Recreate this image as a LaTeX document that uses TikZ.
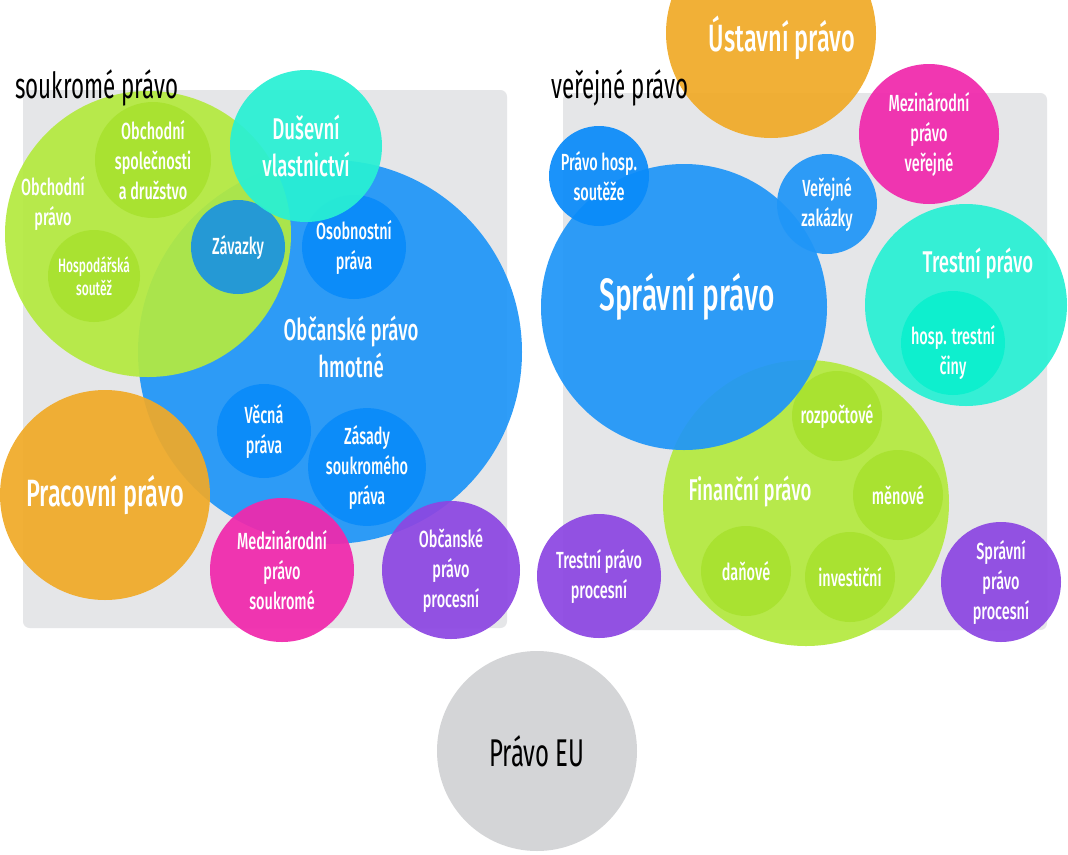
\documentclass[tikz,border=0pt]{standalone}
\usepackage{fontspec}
\setmainfont{Fira Sans}[UprightFont=* Medium, FakeStretch=0.62]
\newfontfamily\plainfont{Fira Sans}[FakeStretch=0.62]
\usetikzlibrary{positioning}
\definecolor{lime}{HTML}{B4EA40}
\definecolor{limein}{HTML}{A8E230}
\definecolor{sky}{HTML}{2096F8}
\definecolor{skyin}{HTML}{0A8BFA}
\definecolor{skymid}{HTML}{1B94E0}
\definecolor{teal}{HTML}{28F0D4}
\definecolor{tealin}{HTML}{0CF0CE}
\definecolor{amber}{HTML}{F0AA28}
\definecolor{pink}{HTML}{F028AC}
\definecolor{violet}{HTML}{8C46E2}
\definecolor{eu}{HTML}{D1D2D4}
\definecolor{panel}{HTML}{E5E6E8}
\tikzset{
  bub/.style={circle, draw=none, minimum size=#1*1.5pt, inner sep=0pt, align=center, text=white, fill opacity=0.93, text opacity=1},
  fXL/.style={font=\fontsize{34}{38}\selectfont},
  fL/.style={font=\fontsize{28.5}{31}\selectfont},
  fM/.style={font=\fontsize{22.5}{28}\selectfont},
  fS/.style={font=\fontsize{17.5}{22.5}\selectfont},
  fXS/.style={font=\fontsize{14.5}{17.5}\selectfont},
  txt/.style={align=center, text=white, inner sep=0pt},
  ttl/.style={anchor=west, inner sep=0pt, font=\plainfont\fontsize{27}{30}\selectfont},
}
\begin{document}
\begin{tikzpicture}[x=0.75pt, y=-0.75pt]
\clip (0,0) rectangle (1068,854);
\fill[white] (0,0) rectangle (1068,854);
% panels
\fill[panel, rounded corners=5pt] (23,90) rectangle (507,628);
\fill[panel, rounded corners=5pt] (563,93) rectangle (1047,630);

% soukrome pravo
\node[bub=192, fill=sky] (obcH) at (330,352) {};
\node[txt, fM] (obcHt) at (351,347) {Občanské právo\\hmotné};
\node[bub=52, fill=skyin, fS] (osob) at (354,247) {Osobnostní\\práva};
\node[bub=47, fill=skyin, fS] (vecna) at (264,431) {Věcná\\práva};
\node[bub=55, fill=skyin, fS] (zasady) at (367,467) {Zásady\\soukromého\\práva};
\node[bub=143, fill=lime] (obchP) at (148,234) {};
\node[txt, fS] (obchPt) at (53,203) {Obchodní\\právo};
\node[bub=58, fill=limein, fS] (spol) at (153,160) {Obchodní\\společnosti\\a družstvo};
\node[bub=46, fill=limein, fXS] (hosp) at (94,276) {Hospodářská\\soutěž};
\node[bub=47, fill=skymid, fS] (zav) at (238,247) {Závazky};
\node[bub=76, fill=teal, fM] (dus) at (306,146) {Duševní\\vlastnictví};
\node[bub=105, fill=amber, fL] (prac) at (105,495) {Pracovní právo};
\node[bub=72, fill=pink, fS] (medz) at (282,570) {Medzinárodní\\právo\\soukromé};
\node[bub=69, fill=violet, fS] (obcP) at (451,570) {Občanské\\právo\\procesní};

% verejne pravo
\node[bub=143, fill=lime] (fin) at (806,503) {};
\node[txt, fM] (fint) at (750,491) {Finanční právo};
\node[bub=45, fill=limein, fS] (rozp) at (837,416) {rozpočtové};
\node[bub=45, fill=limein, fS] (men) at (898,495) {měnové};
\node[bub=45, fill=limein, fS] (dan) at (746,571) {daňové};
\node[bub=45, fill=limein, fS] (inv) at (850,577) {investiční};
\node[bub=143, fill=sky] (spr) at (684,307) {};
\node[txt, fXL] (sprt) at (687,297) {Správní právo};
\node[bub=50, fill=skyin, fS] (souteze) at (599,176) {Právo hosp.\\soutěže};
\node[bub=50, fill=sky, fS] (zak) at (827,204) {Veřejné\\zakázky};
\node[bub=105, fill=amber] (ust) at (771,33) {};
\node[txt, fL] (ustt) at (782,38) {Ústavní právo};
\node[bub=70, fill=pink, fS] (mezi) at (929,134) {Mezinárodní\\právo\\veřejné};
\node[bub=101, fill=teal] (tres) at (966,305) {};
\node[txt, fM] (trest) at (978,263) {Trestní právo};
\node[bub=52, fill=tealin, fS] (htc) at (953,343) {};
\node[txt, fS] (htct) at (953,352) {hosp. trestní\\činy};
\node[bub=62, fill=violet, fS] (tresP) at (599,576) {Trestní právo\\procesní};
\node[bub=60, fill=violet, fS] (sprP) at (1001,582) {Správní\\právo\\procesní};

\node[bub=100, fill=eu, text=black, font=\plainfont\fontsize{29}{31}\selectfont] (eupr) at (537,751) {Právo EU};

% titles on top
\node[ttl] (soukr) at (15,88) {soukromé právo};
\node[ttl] (verej) at (551,88) {veřejné právo};
\end{tikzpicture}
\end{document}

▸ YOUR GOAL
Without including any picture, repeat the data exactly.

▸ SOLUTION FOR THIS TASK
Recreate this image as a LaTeX document that uses TikZ.
\documentclass[tikz,border=0pt]{standalone}
\usepackage{fontspec}
\setmainfont{Fira Sans}[UprightFont=* Medium, FakeStretch=0.62]
\newfontfamily\plainfont{Fira Sans}[FakeStretch=0.62]
\usetikzlibrary{positioning}
\definecolor{lime}{HTML}{B4EA40}
\definecolor{limein}{HTML}{A8E230}
\definecolor{sky}{HTML}{2096F8}
\definecolor{skyin}{HTML}{0A8BFA}
\definecolor{skymid}{HTML}{1B94E0}
\definecolor{teal}{HTML}{28F0D4}
\definecolor{tealin}{HTML}{0CF0CE}
\definecolor{amber}{HTML}{F0AA28}
\definecolor{pink}{HTML}{F028AC}
\definecolor{violet}{HTML}{8C46E2}
\definecolor{eu}{HTML}{D1D2D4}
\definecolor{panel}{HTML}{E5E6E8}
\tikzset{
  bub/.style={circle, draw=none, minimum size=#1*1.5pt, inner sep=0pt, align=center, text=white, fill opacity=0.93, text opacity=1},
  fXL/.style={font=\fontsize{34}{38}\selectfont},
  fL/.style={font=\fontsize{28.5}{31}\selectfont},
  fM/.style={font=\fontsize{22.5}{28}\selectfont},
  fS/.style={font=\fontsize{17.5}{22.5}\selectfont},
  fXS/.style={font=\fontsize{14.5}{17.5}\selectfont},
  txt/.style={align=center, text=white, inner sep=0pt},
  ttl/.style={anchor=west, inner sep=0pt, font=\plainfont\fontsize{27}{30}\selectfont},
}
\begin{document}
\begin{tikzpicture}[x=0.75pt, y=-0.75pt]
\clip (0,0) rectangle (1068,854);
\fill[white] (0,0) rectangle (1068,854);
% panels
\fill[panel, rounded corners=5pt] (23,90) rectangle (507,628);
\fill[panel, rounded corners=5pt] (563,93) rectangle (1047,630);

% soukrome pravo
\node[bub=192, fill=sky] (obcH) at (330,352) {};
\node[txt, fM] (obcHt) at (351,347) {Občanské právo\\hmotné};
\node[bub=52, fill=skyin, fS] (osob) at (354,247) {Osobnostní\\práva};
\node[bub=47, fill=skyin, fS] (vecna) at (264,431) {Věcná\\práva};
\node[bub=55, fill=skyin, fS] (zasady) at (367,467) {Zásady\\soukromého\\práva};
\node[bub=143, fill=lime] (obchP) at (148,234) {};
\node[txt, fS] (obchPt) at (53,203) {Obchodní\\právo};
\node[bub=58, fill=limein, fS] (spol) at (153,160) {Obchodní\\společnosti\\a družstvo};
\node[bub=46, fill=limein, fXS] (hosp) at (94,276) {Hospodářská\\soutěž};
\node[bub=47, fill=skymid, fS] (zav) at (238,247) {Závazky};
\node[bub=76, fill=teal, fM] (dus) at (306,146) {Duševní\\vlastnictví};
\node[bub=105, fill=amber, fL] (prac) at (105,495) {Pracovní právo};
\node[bub=72, fill=pink, fS] (medz) at (282,570) {Medzinárodní\\právo\\soukromé};
\node[bub=69, fill=violet, fS] (obcP) at (451,570) {Občanské\\právo\\procesní};

% verejne pravo
\node[bub=143, fill=lime] (fin) at (806,503) {};
\node[txt, fM] (fint) at (750,491) {Finanční právo};
\node[bub=45, fill=limein, fS] (rozp) at (837,416) {rozpočtové};
\node[bub=45, fill=limein, fS] (men) at (898,495) {měnové};
\node[bub=45, fill=limein, fS] (dan) at (746,571) {daňové};
\node[bub=45, fill=limein, fS] (inv) at (850,577) {investiční};
\node[bub=143, fill=sky] (spr) at (684,307) {};
\node[txt, fXL] (sprt) at (687,297) {Správní právo};
\node[bub=50, fill=skyin, fS] (souteze) at (599,176) {Právo hosp.\\soutěže};
\node[bub=50, fill=sky, fS] (zak) at (827,204) {Veřejné\\zakázky};
\node[bub=105, fill=amber] (ust) at (771,33) {};
\node[txt, fL] (ustt) at (782,38) {Ústavní právo};
\node[bub=70, fill=pink, fS] (mezi) at (929,134) {Mezinárodní\\právo\\veřejné};
\node[bub=101, fill=teal] (tres) at (966,305) {};
\node[txt, fM] (trest) at (978,263) {Trestní právo};
\node[bub=52, fill=tealin, fS] (htc) at (953,343) {};
\node[txt, fS] (htct) at (953,352) {hosp. trestní\\činy};
\node[bub=62, fill=violet, fS] (tresP) at (599,576) {Trestní právo\\procesní};
\node[bub=60, fill=violet, fS] (sprP) at (1001,582) {Správní\\právo\\procesní};

\node[bub=100, fill=eu, text=black, font=\plainfont\fontsize{29}{31}\selectfont] (eupr) at (537,751) {Právo EU};

% titles on top
\node[ttl] (soukr) at (15,88) {soukromé právo};
\node[ttl] (verej) at (551,88) {veřejné právo};
\end{tikzpicture}
\end{document}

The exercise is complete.